■ **Work instructions**: It is required that the lines from the top of the listing through the line with "exec_time = [21750, 20950, 2640, 2030, 1800, 1790, 1720]" be reproduced exactly, excluding pictures.

***** Record list *****

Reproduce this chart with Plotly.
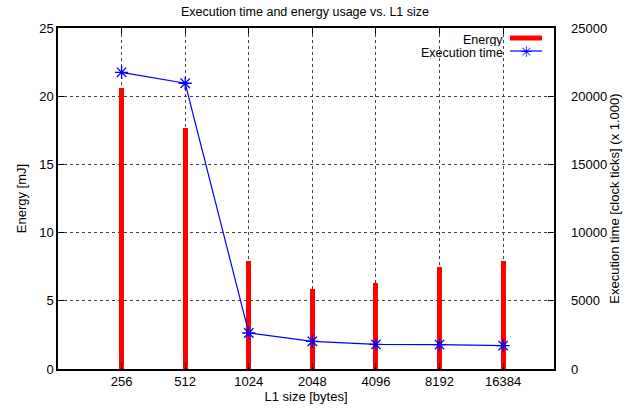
import plotly.graph_objects as go

sizes = ["256", "512", "1024", "2048", "4096", "8192", "16384"]
energy = [20.6, 17.7, 7.9, 5.85, 6.3, 7.5, 7.9]
exec_time = [21750, 20950, 2640, 2030, 1800, 1790, 1720]

FONT = "Liberation Sans, Arial, sans-serif"
L, R, T, B = 58, 79, 28, 42
W, H = 633, 411
pw, ph = W - L - R, H - T - B

def px(x):
    return (x - L) / pw

def py(y):
    return (H - B - y) / ph

fig = go.Figure()
fig.add_trace(go.Bar(x=sizes, y=energy, width=0.08, marker=dict(color="#ff0000", line=dict(width=0)),
                     name="Energy", showlegend=False))
fig.add_trace(go.Scatter(x=sizes, y=exec_time, yaxis="y2", mode="lines+markers",
                         line=dict(color="#0000ff", width=1.2),
                         marker=dict(symbol="asterisk-open", size=11, color="#0000ff",
                                     line=dict(color="#0000ff", width=1.3)),
                         name="Execution time", showlegend=False))

grid = dict(showgrid=True, gridcolor="#444444", gridwidth=1, griddash="dot")
tf = dict(size=13, color="black", family=FONT)
lf = dict(size=12.5, color="black", family=FONT)
fig.update_layout(
    width=W, height=H,
    margin=dict(l=L, r=R, t=T, b=B, autoexpand=False),
    paper_bgcolor="white", plot_bgcolor="white",
    font=dict(family=FONT, size=13, color="black"),
    title=dict(text="Execution time and energy usage vs. L1 size", x=305 / W, xanchor="center",
               y=1 - 12 / H, yanchor="middle", font=dict(size=12.5, color="black", family=FONT)),
    bargap=0,
    xaxis=dict(type="category", range=[-1, 6.8], ticks="inside", ticklen=6, tickcolor="black",
               showline=True, linecolor="black", linewidth=1.5, mirror="ticks", automargin=False,
               tickfont=tf, title=dict(text="L1 size [bytes]", standoff=2, font=tf),
               zeroline=False, **grid),
    yaxis=dict(range=[0, 25], dtick=5, ticks="inside", ticklen=6, tickcolor="black",
               showline=True, linecolor="black", linewidth=1.5, mirror=True, automargin=False,
               tickfont=tf, title=dict(text="Energy [mJ]", standoff=10, font=tf),
               zeroline=False, **grid),
    yaxis2=dict(range=[0, 25000], dtick=5000, tickformat="d", overlaying="y", side="right",
                ticks="inside", ticklen=6, tickcolor="black", showgrid=False, zeroline=False,
                automargin=False, tickfont=tf, ticklabelstandoff=16,
                title=dict(text="Execution time [clock ticks] (x 1.000)", standoff=0, font=tf)),
    showlegend=False,
)

# legend drawn gnuplot-style (text right-aligned, sample on the right)
fig.add_annotation(xref="paper", yref="paper", x=px(505), y=py(39.5), text="Energy",
                   showarrow=False, xanchor="right", yanchor="middle", font=lf, height=13)
fig.add_annotation(xref="paper", yref="paper", x=px(505), y=py(52.5), text="Execution time",
                   showarrow=False, xanchor="right", yanchor="middle", font=lf, height=13)
fig.add_shape(type="line", xref="paper", yref="paper", x0=px(510), x1=px(542), y0=py(38), y1=py(38),
              line=dict(color="#ff0000", width=5))
fig.add_shape(type="line", xref="paper", yref="paper", x0=px(510), x1=px(542), y0=py(51), y1=py(51),
              line=dict(color="#0000ff", width=1.2))
fig.add_annotation(xref="paper", yref="paper", x=px(526), y=py(51), text="✳",
                   showarrow=False, xanchor="center", yanchor="middle",
                   font=dict(size=15, color="#0000ff"))

fig.write_html("out.html", config={"displayModeBar": False},
               post_script="document.body.style.margin='0';document.body.style.overflow='hidden';")
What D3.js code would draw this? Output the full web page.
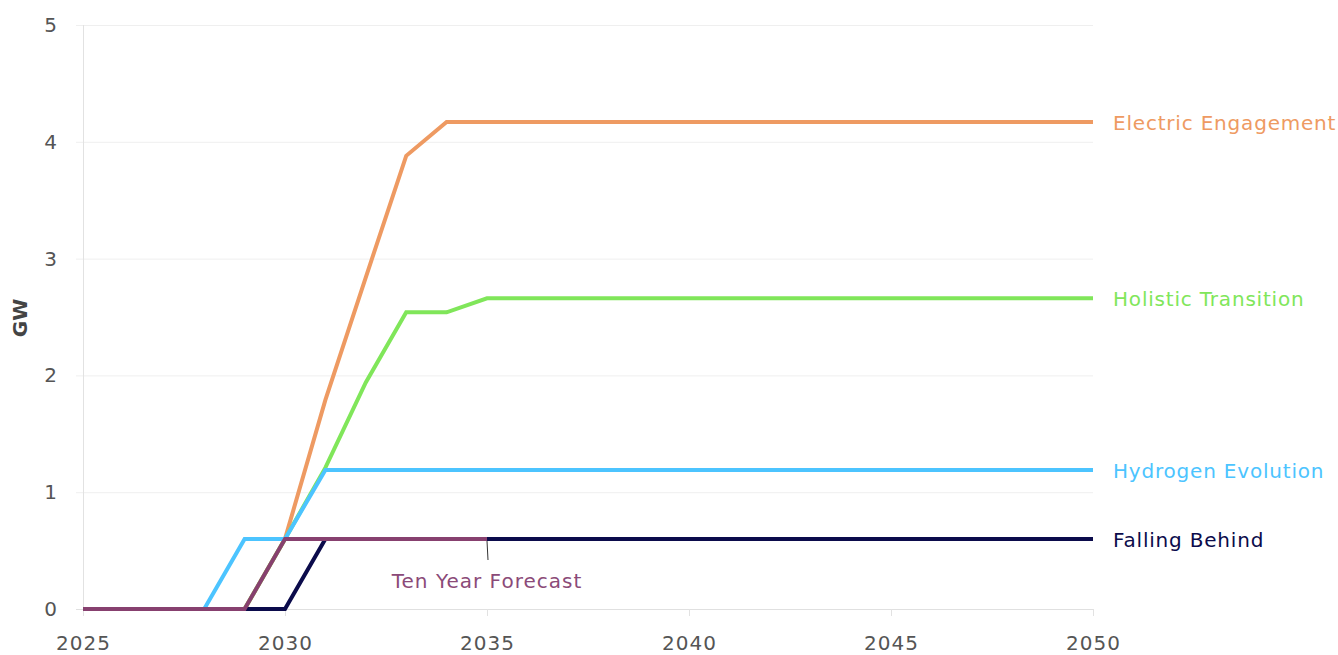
<!DOCTYPE html>
<html>
<head>
<meta charset="utf-8">
<script src="https://cdn.jsdelivr.net/npm/d3@7"></script>
<style>
  html, body { margin: 0; padding: 0; background: #fff; }
  svg { display: block; font-family: "DejaVu Sans", "Noto Sans", sans-serif; }
</style>
</head>
<body>
<svg id="chart" width="1338" height="655"></svg>
<script>
const years = [2025,2026,2027,2028,2029,2030,2031,2032,2033,2034,2035,2036,2037,2038,2039,2040,2041,2042,2043,2044,2045,2046,2047,2048,2049,2050];
const electricEngagement = [0,0,0,0,0,0.6,1.79,2.84,3.88,4.17,4.17,4.17,4.17,4.17,4.17,4.17,4.17,4.17,4.17,4.17,4.17,4.17,4.17,4.17,4.17,4.17];
const holisticTransition = [0,0,0,0,0,0.6,1.21,1.94,2.54,2.54,2.66,2.66,2.66,2.66,2.66,2.66,2.66,2.66,2.66,2.66,2.66,2.66,2.66,2.66,2.66,2.66];
const hydrogenEvolution = [0,0,0,0,0.6,0.6,1.19,1.19,1.19,1.19,1.19,1.19,1.19,1.19,1.19,1.19,1.19,1.19,1.19,1.19,1.19,1.19,1.19,1.19,1.19,1.19];
const fallingBehind = [0,0,0,0,0,0,0.6,0.6,0.6,0.6,0.6,0.6,0.6,0.6,0.6,0.6,0.6,0.6,0.6,0.6,0.6,0.6,0.6,0.6,0.6,0.6];
const tenYearForecast = [0,0,0,0,0,0.6,0.6,0.6,0.6,0.6,0.6];
const xTicks = [2025,2030,2035,2040,2045,2050];
const yTicks = [0,1,2,3,4,5];

const series = [
  { name: "Electric Engagement", values: electricEngagement, color: "#EE9A62", label: true },
  { name: "Holistic Transition", values: holisticTransition, color: "#80E65A", label: true },
  { name: "Hydrogen Evolution", values: hydrogenEvolution, color: "#4CC4FF", label: true },
  { name: "Falling Behind", values: fallingBehind, color: "#0B0B4B", label: true },
  { name: "Ten Year Forecast", values: tenYearForecast, color: "#87406F", label: false }
];

const svg = d3.select("#chart");
const x = d3.scaleLinear().domain([2025, 2050]).range([83, 1093]);
const y = d3.scaleLinear().domain([0, 5]).range([609, 25]);

// gridlines
svg.append("g").selectAll("line").data(yTicks).join("line")
  .attr("x1", 76).attr("x2", 1093)
  .attr("y1", d => y(d) + 0.5).attr("y2", d => y(d) + 0.5)
  .attr("stroke", d => d === 0 ? "#e0e0e0" : "#efefef").attr("stroke-width", 1);

// y axis line
svg.append("line").attr("x1", 83.5).attr("x2", 83.5).attr("y1", y(5)).attr("y2", y(0) + 6)
  .attr("stroke", "#e2e2e2").attr("stroke-width", 1);

// x ticks
svg.append("g").selectAll("line").data(xTicks).join("line")
  .attr("x1", d => Math.round(x(d)) + 0.5).attr("x2", d => Math.round(x(d)) + 0.5)
  .attr("y1", y(0)).attr("y2", y(0) + 7)
  .attr("stroke", "#e2e2e2");

// tick labels
svg.append("g").selectAll("text").data(yTicks).join("text")
  .attr("x", 57).attr("y", d => y(d)).attr("dy", "0.35em")
  .attr("text-anchor", "end").attr("font-size", 20).attr("fill", "#555")
  .text(d => d);
svg.append("g").selectAll("text").data(xTicks).join("text")
  .attr("x", d => x(d) + 0.5).attr("y", 643).attr("dy", "0.35em")
  .attr("text-anchor", "middle").attr("font-size", 20).attr("letter-spacing", "1px").attr("fill", "#555")
  .text(d => d);

// y axis title
svg.append("text").attr("transform", "translate(20,318) rotate(-90)")
  .attr("text-anchor", "middle").attr("dy", "0.35em").attr("font-size", 20).attr("font-weight", "bold")
  .attr("fill", "#444").text("GW");

// lines
const line = d3.line().x((d, i) => x(years[i])).y(d => y(d));
svg.append("g").selectAll("path").data(series).join("path")
  .attr("d", d => line(d.values))
  .attr("fill", "none").attr("stroke", d => d.color)
  .attr("stroke-width", 4).attr("stroke-linejoin", "miter");

// end labels
svg.append("g").selectAll("text").data(series.filter(s => s.label)).join("text")
  .attr("x", 1113).attr("y", d => y(d.values[d.values.length - 1]) + 1).attr("dy", "0.35em")
  .attr("font-size", 20).attr("letter-spacing", "0.8px").attr("fill", d => d.color)
  .text(d => d.name);

// ten year forecast annotation
const fEnd = years[tenYearForecast.length - 1];
svg.append("line")
  .attr("x1", x(fEnd)).attr("x2", x(fEnd) + 1)
  .attr("y1", y(tenYearForecast[tenYearForecast.length - 1]) + 2).attr("y2", 560)
  .attr("stroke", "#333").attr("stroke-width", 1);
svg.append("text").attr("x", x(fEnd)).attr("y", 581).attr("dy", "0.35em")
  .attr("text-anchor", "middle").attr("font-size", 20).attr("letter-spacing", "1px").attr("fill", "#8B4A78")
  .text("Ten Year Forecast");
</script>
</body>
</html>
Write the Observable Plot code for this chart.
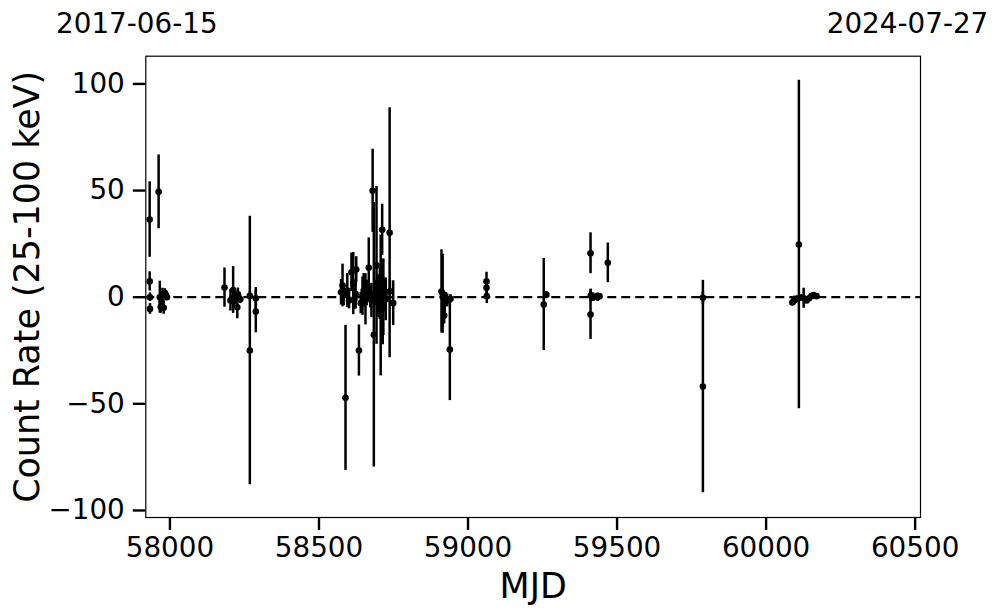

*****

■ **Result of this exercise**:
Reproduce this chart with Plotly.
import plotly.graph_objects as go

sizes = ["256", "512", "1024", "2048", "4096", "8192", "16384"]
energy = [20.6, 17.7, 7.9, 5.85, 6.3, 7.5, 7.9]
exec_time = [21750, 20950, 2640, 2030, 1800, 1790, 1720]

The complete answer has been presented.